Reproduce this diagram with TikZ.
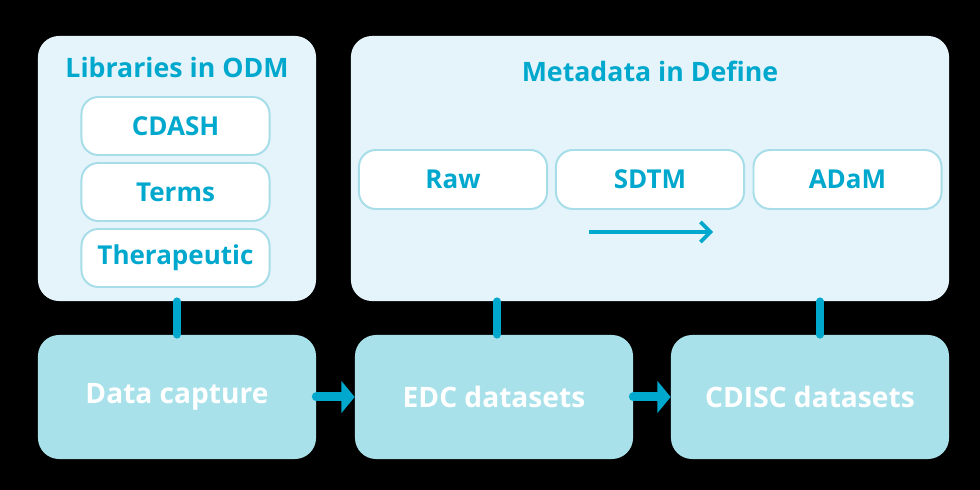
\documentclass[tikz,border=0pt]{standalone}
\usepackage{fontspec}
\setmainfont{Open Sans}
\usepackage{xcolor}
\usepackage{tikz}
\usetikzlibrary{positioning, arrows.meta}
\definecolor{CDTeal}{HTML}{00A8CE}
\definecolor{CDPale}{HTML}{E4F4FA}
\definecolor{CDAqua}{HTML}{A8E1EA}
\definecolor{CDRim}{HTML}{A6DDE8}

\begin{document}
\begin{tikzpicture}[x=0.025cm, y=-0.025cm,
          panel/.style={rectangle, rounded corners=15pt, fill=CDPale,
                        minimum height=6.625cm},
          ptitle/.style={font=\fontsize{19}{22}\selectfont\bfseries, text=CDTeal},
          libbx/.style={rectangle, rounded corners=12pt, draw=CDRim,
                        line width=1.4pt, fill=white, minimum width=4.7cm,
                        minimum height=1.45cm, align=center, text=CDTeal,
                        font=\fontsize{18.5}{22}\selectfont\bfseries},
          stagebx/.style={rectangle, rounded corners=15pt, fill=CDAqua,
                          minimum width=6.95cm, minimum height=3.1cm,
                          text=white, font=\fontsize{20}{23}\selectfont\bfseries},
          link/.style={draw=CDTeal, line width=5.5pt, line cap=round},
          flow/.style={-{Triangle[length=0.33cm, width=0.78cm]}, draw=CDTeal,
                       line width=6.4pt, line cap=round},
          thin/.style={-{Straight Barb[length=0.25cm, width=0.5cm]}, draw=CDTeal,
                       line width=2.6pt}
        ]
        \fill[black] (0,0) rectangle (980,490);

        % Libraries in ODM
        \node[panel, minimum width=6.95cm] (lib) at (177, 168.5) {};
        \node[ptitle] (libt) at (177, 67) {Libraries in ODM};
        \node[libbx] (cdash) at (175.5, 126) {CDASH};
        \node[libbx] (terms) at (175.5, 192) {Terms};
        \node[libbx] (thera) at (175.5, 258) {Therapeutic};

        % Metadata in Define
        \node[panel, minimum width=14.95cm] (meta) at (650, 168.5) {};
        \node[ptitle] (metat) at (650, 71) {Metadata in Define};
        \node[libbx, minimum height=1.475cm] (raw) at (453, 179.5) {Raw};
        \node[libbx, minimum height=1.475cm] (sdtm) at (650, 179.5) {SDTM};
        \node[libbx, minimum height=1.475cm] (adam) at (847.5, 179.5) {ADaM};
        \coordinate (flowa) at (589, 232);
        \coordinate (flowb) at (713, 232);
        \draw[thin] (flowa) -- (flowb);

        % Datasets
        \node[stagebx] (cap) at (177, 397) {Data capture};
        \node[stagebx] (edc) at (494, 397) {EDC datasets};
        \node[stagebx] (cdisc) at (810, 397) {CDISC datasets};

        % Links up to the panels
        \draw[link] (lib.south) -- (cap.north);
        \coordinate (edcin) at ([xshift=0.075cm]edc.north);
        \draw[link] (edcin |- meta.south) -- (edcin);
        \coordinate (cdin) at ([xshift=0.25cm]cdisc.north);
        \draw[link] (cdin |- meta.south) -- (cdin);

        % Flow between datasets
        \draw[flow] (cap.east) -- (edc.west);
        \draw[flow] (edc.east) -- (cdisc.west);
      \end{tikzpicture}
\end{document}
-------------------------
• **TASK TO COMPLETE**
All the lines above are to be reproduced exactly, except the pictures.

• **CORRECT OUTPUT**
Reproduce this diagram with TikZ.
\documentclass[tikz,border=0pt]{standalone}
\usepackage{fontspec}
\setmainfont{Open Sans}
\usepackage{xcolor}
\usepackage{tikz}
\usetikzlibrary{positioning, arrows.meta}
\definecolor{CDTeal}{HTML}{00A8CE}
\definecolor{CDPale}{HTML}{E4F4FA}
\definecolor{CDAqua}{HTML}{A8E1EA}
\definecolor{CDRim}{HTML}{A6DDE8}

\begin{document}
\begin{tikzpicture}[x=0.025cm, y=-0.025cm,
          panel/.style={rectangle, rounded corners=15pt, fill=CDPale,
                        minimum height=6.625cm},
          ptitle/.style={font=\fontsize{19}{22}\selectfont\bfseries, text=CDTeal},
          libbx/.style={rectangle, rounded corners=12pt, draw=CDRim,
                        line width=1.4pt, fill=white, minimum width=4.7cm,
                        minimum height=1.45cm, align=center, text=CDTeal,
                        font=\fontsize{18.5}{22}\selectfont\bfseries},
          stagebx/.style={rectangle, rounded corners=15pt, fill=CDAqua,
                          minimum width=6.95cm, minimum height=3.1cm,
                          text=white, font=\fontsize{20}{23}\selectfont\bfseries},
          link/.style={draw=CDTeal, line width=5.5pt, line cap=round},
          flow/.style={-{Triangle[length=0.33cm, width=0.78cm]}, draw=CDTeal,
                       line width=6.4pt, line cap=round},
          thin/.style={-{Straight Barb[length=0.25cm, width=0.5cm]}, draw=CDTeal,
                       line width=2.6pt}
        ]
        \fill[black] (0,0) rectangle (980,490);

        % Libraries in ODM
        \node[panel, minimum width=6.95cm] (lib) at (177, 168.5) {};
        \node[ptitle] (libt) at (177, 67) {Libraries in ODM};
        \node[libbx] (cdash) at (175.5, 126) {CDASH};
        \node[libbx] (terms) at (175.5, 192) {Terms};
        \node[libbx] (thera) at (175.5, 258) {Therapeutic};

        % Metadata in Define
        \node[panel, minimum width=14.95cm] (meta) at (650, 168.5) {};
        \node[ptitle] (metat) at (650, 71) {Metadata in Define};
        \node[libbx, minimum height=1.475cm] (raw) at (453, 179.5) {Raw};
        \node[libbx, minimum height=1.475cm] (sdtm) at (650, 179.5) {SDTM};
        \node[libbx, minimum height=1.475cm] (adam) at (847.5, 179.5) {ADaM};
        \coordinate (flowa) at (589, 232);
        \coordinate (flowb) at (713, 232);
        \draw[thin] (flowa) -- (flowb);

        % Datasets
        \node[stagebx] (cap) at (177, 397) {Data capture};
        \node[stagebx] (edc) at (494, 397) {EDC datasets};
        \node[stagebx] (cdisc) at (810, 397) {CDISC datasets};

        % Links up to the panels
        \draw[link] (lib.south) -- (cap.north);
        \coordinate (edcin) at ([xshift=0.075cm]edc.north);
        \draw[link] (edcin |- meta.south) -- (edcin);
        \coordinate (cdin) at ([xshift=0.25cm]cdisc.north);
        \draw[link] (cdin |- meta.south) -- (cdin);

        % Flow between datasets
        \draw[flow] (cap.east) -- (edc.west);
        \draw[flow] (edc.east) -- (cdisc.west);
      \end{tikzpicture}
\end{document}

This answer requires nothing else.